LONDON // Approval has been given for the first serious criminal trial to be heard in England without a jury in almost 400 years. The Court of Appeal made legal history by ruling that the trial of four men, accused of an armed robbery that netted £1.75 million (Dh10.6m) at Heathrow Airport, can start to be heard next month by a judge alone.
Jury trials were introduced as a feature in English law in the Magna Carta in 1215 and permanently enshrined as every person's right in 1641. However, in recent times, fears over jury tampering led, first, to majority verdicts in jury trials being introduced and, in 2007, the enactment of a law enabling serious charges to be heard by a judge only when there was evidence that jurors were being intimidated.
Until now, opposition from civil liberties groups and fears among many lawyers that the principle was being undermined of every individual's right to a trial by a jury of his or her peers, had steered the judiciary away from mounting judge-only trials. Friday's ruling by the Court of Appeal, however, followed the production of secret evidence that three previous trials - staged at a cost of more than £20m - had involved elements of jury "nobbling".
In its judgment, the Court of Appeal accepted that trial by jury was a "hallowed principle" of British justice, but said "the danger of jury tampering and the subversion of the process of trial by jury is very significant" in the Heathrow case. "Where it arises, the judge assimilates all the functions of the jury with his own, unchanged judicial responsibilities," the ruling added. "This function, although new in the context of trial on indictment, is well known in the ordinary operation of the criminal justice system and is exercised for example by district judges [in magistrates' courts] in less serious, summary cases."
However, Isabella Sankey, the director of policy at the civil rights group Liberty, described the no-jury trial as a dangerous potential precedent. "The right to jury trial isn't just a hallowed principle but a practice that ensures that one class of people doesn't sit in judgment over another and that the public have confidence in an open and representative justice system. "What signal do we send to witnesses if the police can't even protect juries?"
During the 2004 robbery, six masked men rounded up members of staff at gunpoint at a depot handling currency shipments at Heathrow and shots were fired at a supervisor. Although a sizeable amount of cash was taken (and most never recovered), the robbers apparently believed that there was 10 times that amount in the shipment but had misread the manifest. One of the men to face trial is John Twomey, 61, who gave evidence against the police in a notorious corruption inquiry in the 1980s that led to more than 400 London policemen losing their jobs.

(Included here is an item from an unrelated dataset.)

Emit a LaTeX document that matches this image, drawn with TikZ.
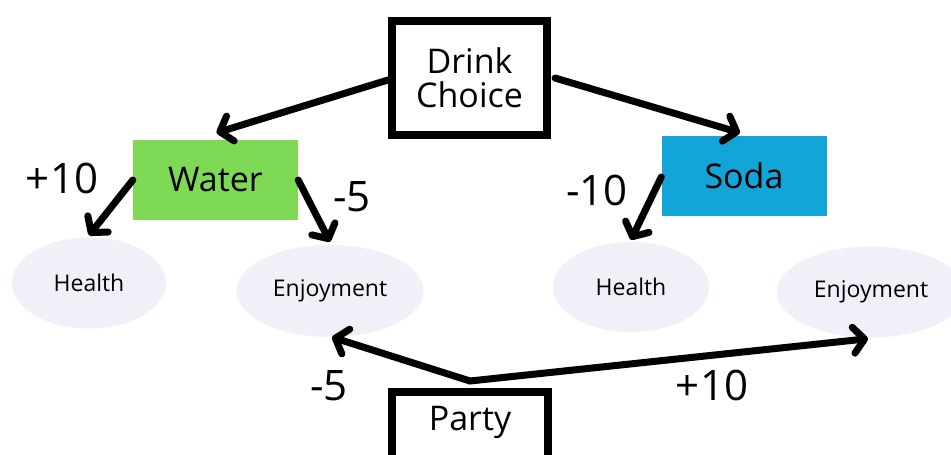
\documentclass[tikz,border=0pt]{standalone}
\usepackage{fontspec}
\setmainfont{Open Sans}
\newfontfamily\numfont{Open Sans}[Numbers=SlashedZero]
\usetikzlibrary{arrows.meta,shapes.geometric}
\definecolor{watergreen}{HTML}{7ED957}
\definecolor{sodablue}{HTML}{12A5D8}
\definecolor{ellfill}{HTML}{EFF0F8}
\begin{document}
\begin{tikzpicture}[x=1pt,y=-1pt,
  box/.style={draw=black, line width=8pt, fill=white, minimum width=155pt, minimum height=114pt, align=center, inner sep=0pt, font=\fontsize{34}{38}\selectfont},
  colbox/.style={minimum width=165pt, minimum height=80pt, inner sep=0pt, font=\fontsize{34}{38}\selectfont},
  oval/.style={ellipse, fill=ellfill, inner sep=0pt, font=\fontsize{23}{26}\selectfont},
  arr/.style={line width=7pt, line cap=round, -{Straight Barb[length=11pt,width=26pt,line cap=round,line join=round]}},
  lab/.style={inner sep=0pt, font=\numfont\fontsize{42}{44}\selectfont}]
\fill[white] (0,0) rectangle (951,455);
\clip (0,0) rectangle (951,455);
\useasboundingbox (0,0) rectangle (951,455);

% nodes
\node[box] (drink) at (469.5,78) {Drink\\[-4pt]Choice};
\node[colbox, fill=watergreen] (water) at (215.5,180) {Water};
\node[colbox, fill=sodablue] (soda) at (744,176) {Soda};
\node[oval, minimum width=154pt, minimum height=91pt] (hl) at (89,283) {Health};
\node[oval, minimum width=187pt, minimum height=92pt] (el) at (330,291) {Enjoyment};
\node[oval, minimum width=156pt, minimum height=90pt] (hr) at (631,287) {Health};
\node[oval, minimum width=188pt, minimum height=91pt] (er) at (871,292) {Enjoyment};
\node[box, minimum width=156pt, minimum height=114pt] (party) at (470,449) {};
\node[inner sep=0pt, font=\fontsize{34}{38}\selectfont] (partytext) at (470,422) {Party};
\coordinate (ptop) at (470,381);

% arrows
\draw[arr] ([yshift=-2pt]drink.west) -- ([xshift=1pt,yshift=7pt]water.north);
\draw[arr] ([xshift=4pt]drink.east) -- ([xshift=-4pt,yshift=3pt]soda.north);
\draw[arr] (water.west) -- ([yshift=2pt]hl.north);
\draw[arr] (water.east) -- ([yshift=3pt]el.north);
\draw[arr] ([yshift=-1pt]soda.west) -- ([yshift=2pt]hr.north);
\draw[arr] (ptop) -- ([xshift=2pt]el.south);
\draw[arr] (ptop) -- ([xshift=-3pt,yshift=-1pt]er.south);

% labels
\node[lab] (l1) at (62,178) {+10};
\node[lab] (l2) at (352,197) {-5};
\node[lab] (l3) at (597,190) {-10};
\node[lab] (l4) at (329,386) {-5};
\node[lab] (l5) at (712,385) {+10};
\end{tikzpicture}
\end{document}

He has already faced three trials over the Heathrow raid. In one, in which six other co-defendants were acquitted, he collapsed from a minor heart attack and was removed from the indictment. A second trial resulted in a hung jury while the third was called off by a judge who said that there were real fears that members of the jury had been subject to intimidation. No evidence of jury tampering has been presented in open court, however.
James Saunders, Mr Twomey's lawyer, said yesterday: "He feels that some police officers have borne a grudge against him for many years and that it is no coincidence that he is now the first defendant to face trial by judge alone, based on undisclosed evidence presented by the Metropolitan police to judges behind closed doors." The trial will get under way with a preliminary hearing at the Old Bailey in July. Although unprecedented in the judicial system in England and Wales, serious cases have been heard by judge-only "Diplock Courts" in Northern Ireland for more than 30 years because of frequent intimidation of juries by paramilitary groups on both sides of the sectarian divide.